Coffee contains around 100 different acids. These include, for example, acetic, apple, citrus, milk and chlorogenic acids. These are, you guessed it, responsible for the acid in the cup. The roasting process especially degrades and decomposes the chlorogenic acids continuously. Saying, the longer the coffee is roasted, the more acids can be degraded and the less acid is in the brewed coffee.
dark roasts = little acid / fruit
light roasts = strong acid / fruit
But again, it depends on where the beans come from, which region and the proccessing of the coffee beans.
Which beans and regions have more acid / fruit?
Basically, one can say that Arabica beans have more acids and fruity components than beans of Canephora, also called Robusta because Robusta is more like a darker roast so most of Robusta coffee taste stronger. Concerning regions, particularly African coffee, for example from Ethiopia and Kenya, is very much known for its fruit and citrus accented flavor, also the berries flavour.

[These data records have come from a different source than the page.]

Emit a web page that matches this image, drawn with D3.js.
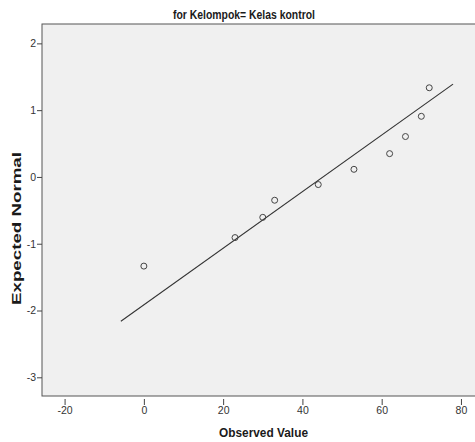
<!DOCTYPE html>
<html>
<head>
<meta charset="utf-8">
<script src="https://cdn.jsdelivr.net/npm/d3@7"></script>
<style>
  body { margin: 0; background: #fff; }
  .lab { font-family: "Liberation Sans", Arial, sans-serif; font-weight: bold; fill: #1a1a1a; }
</style>
</head>
<body>
<div id="chart"></div>
<script>
// observed values and their expected normal scores
var observed = [0, 23, 30, 33, 44, 53, 62, 66, 70, 72];
var expected = [-1.335, -0.908, -0.605, -0.349, -0.114, 0.114, 0.349, 0.605, 0.908, 1.335];

// reference line end points
var lineObserved = [-5.8, 78];
var lineExpected = [-2.16, 1.39];

var xTicks = [-20, 0, 20, 40, 60, 80];
var yTicks = [-3, -2, -1, 0, 1, 2];

var width = 475, height = 442;
var margin = { top: 24, right: -3, bottom: 46, left: 42 };

var svg = d3.select("#chart").append("svg")
  .attr("width", width)
  .attr("height", height);

var x = d3.scaleLinear()
  .domain([-25.7, 84.3])
  .range([margin.left, width - margin.right]);

var y = d3.scaleLinear()
  .domain([-3.28, 2.29])
  .range([height - margin.bottom, margin.top]);

var fmt = d => String(d);

// plot area
svg.append("rect")
  .attr("x", x.range()[0])
  .attr("y", y.range()[1])
  .attr("width", x.range()[1] - x.range()[0])
  .attr("height", y.range()[0] - y.range()[1])
  .style("fill", "#f0f0f0")
  .style("stroke", "#555")
  .style("stroke-width", 1);

var xAxis = d3.axisBottom(x)
  .tickValues(xTicks)
  .tickFormat(fmt)
  .tickSize(6)
  .tickSizeOuter(0)
  .tickPadding(2);

var yAxis = d3.axisLeft(y)
  .tickValues(yTicks)
  .tickFormat(fmt)
  .tickSize(5)
  .tickSizeOuter(0)
  .tickPadding(1);

var gx = svg.append("g")
  .attr("transform", `translate(0, ${y.range()[0] + 3})`)
  .call(xAxis);

var gy = svg.append("g")
  .attr("transform", `translate(${x.range()[0]}, 0)`)
  .call(yAxis);

[gx, gy].forEach(g => {
  g.select(".domain").remove();
  g.selectAll(".tick line").style("stroke", "#444");
  g.selectAll(".tick text")
    .style("font-family", "Liberation Sans, Arial, sans-serif")
    .style("font-size", "10.5px")
    .style("fill", "#333");
});

// reference line
svg.append("line")
  .attr("x1", x(lineObserved[0]))
  .attr("y1", y(lineExpected[0]))
  .attr("x2", x(lineObserved[1]))
  .attr("y2", y(lineExpected[1]))
  .style("stroke", "#333")
  .style("stroke-width", 1.1);

// points
svg.selectAll("circle.pt")
  .data(observed)
  .enter()
  .append("circle")
  .attr("class", "pt")
  .attr("cx", d => x(d))
  .attr("cy", (d, i) => y(expected[i]))
  .attr("r", 3)
  .style("fill", "none")
  .style("stroke", "#444")
  .style("stroke-width", 1);

// titles
svg.append("text")
  .attr("class", "lab")
  .attr("x", 244)
  .attr("y", 18.5)
  .style("text-anchor", "middle")
  .style("font-size", "12px")
  .attr("textLength", 142)
  .attr("lengthAdjust", "spacingAndGlyphs")
  .text("for Kelompok= Kelas kontrol");

svg.append("text")
  .attr("class", "lab")
  .attr("x", 263.5)
  .attr("y", 436.5)
  .style("text-anchor", "middle")
  .style("font-size", "13px")
  .attr("textLength", 89)
  .attr("lengthAdjust", "spacingAndGlyphs")
  .text("Observed Value");

svg.append("text")
  .attr("class", "lab")
  .attr("transform", "translate(20.5, 228.5) rotate(-90)")
  .style("text-anchor", "middle")
  .style("font-size", "12.5px")
  .attr("textLength", 153)
  .attr("lengthAdjust", "spacingAndGlyphs")
  .text("Expected Normal");
</script>
</body>
</html>
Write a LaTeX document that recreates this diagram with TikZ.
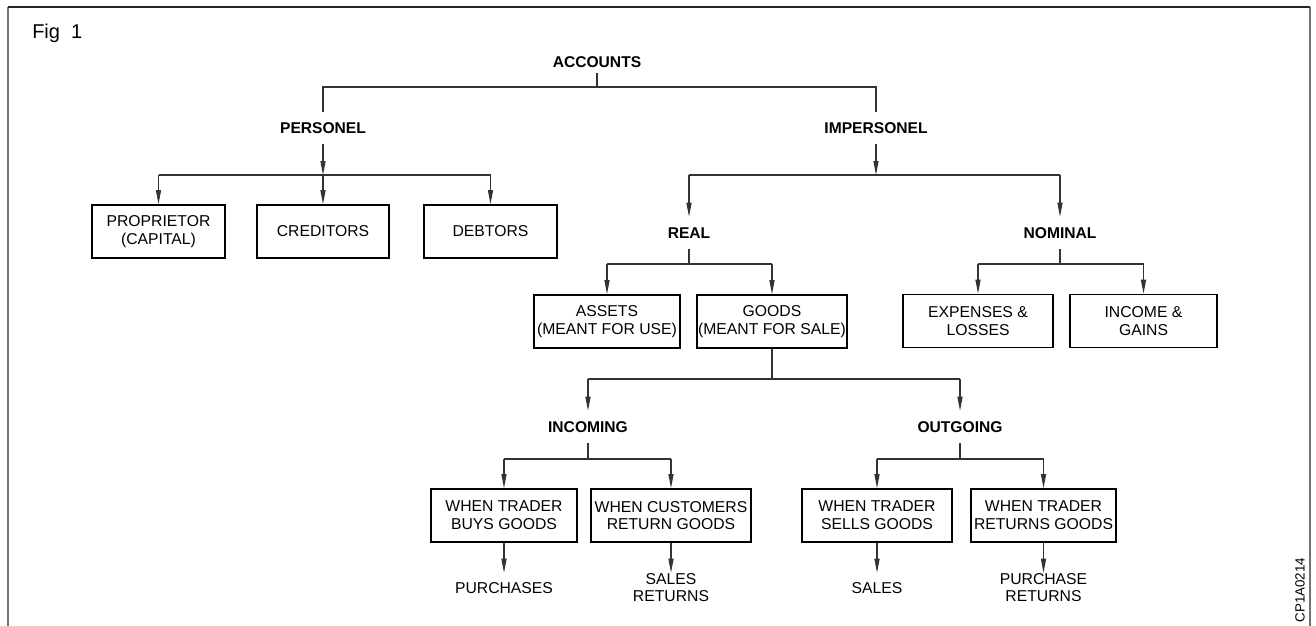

How to control the acidity in coffee
During the brewing process, the light flavors and acids are dissolved first. The longer the water is in contact with the coffee, the more bitter and heavy flavors you get, the more body it is. Also, the temperature is of significance. The hotter the water, the more substances dissolve and the shorter the brewing time can be chosen. More than this a different temperature will also extract different substances. A Cold Brew, which is prepared with cold water, for example is very poor in acids, bitters and caffeine. The third factor is the grind. The finer the grind, the more extraction and the more flavors are dissolved in the same time.
In the preparation of espresso this behavior of coffee is particularly impressive. Thus, an espresso of 25-seconds can be very acidity and the one of 30 Seconds tend already to be bitter.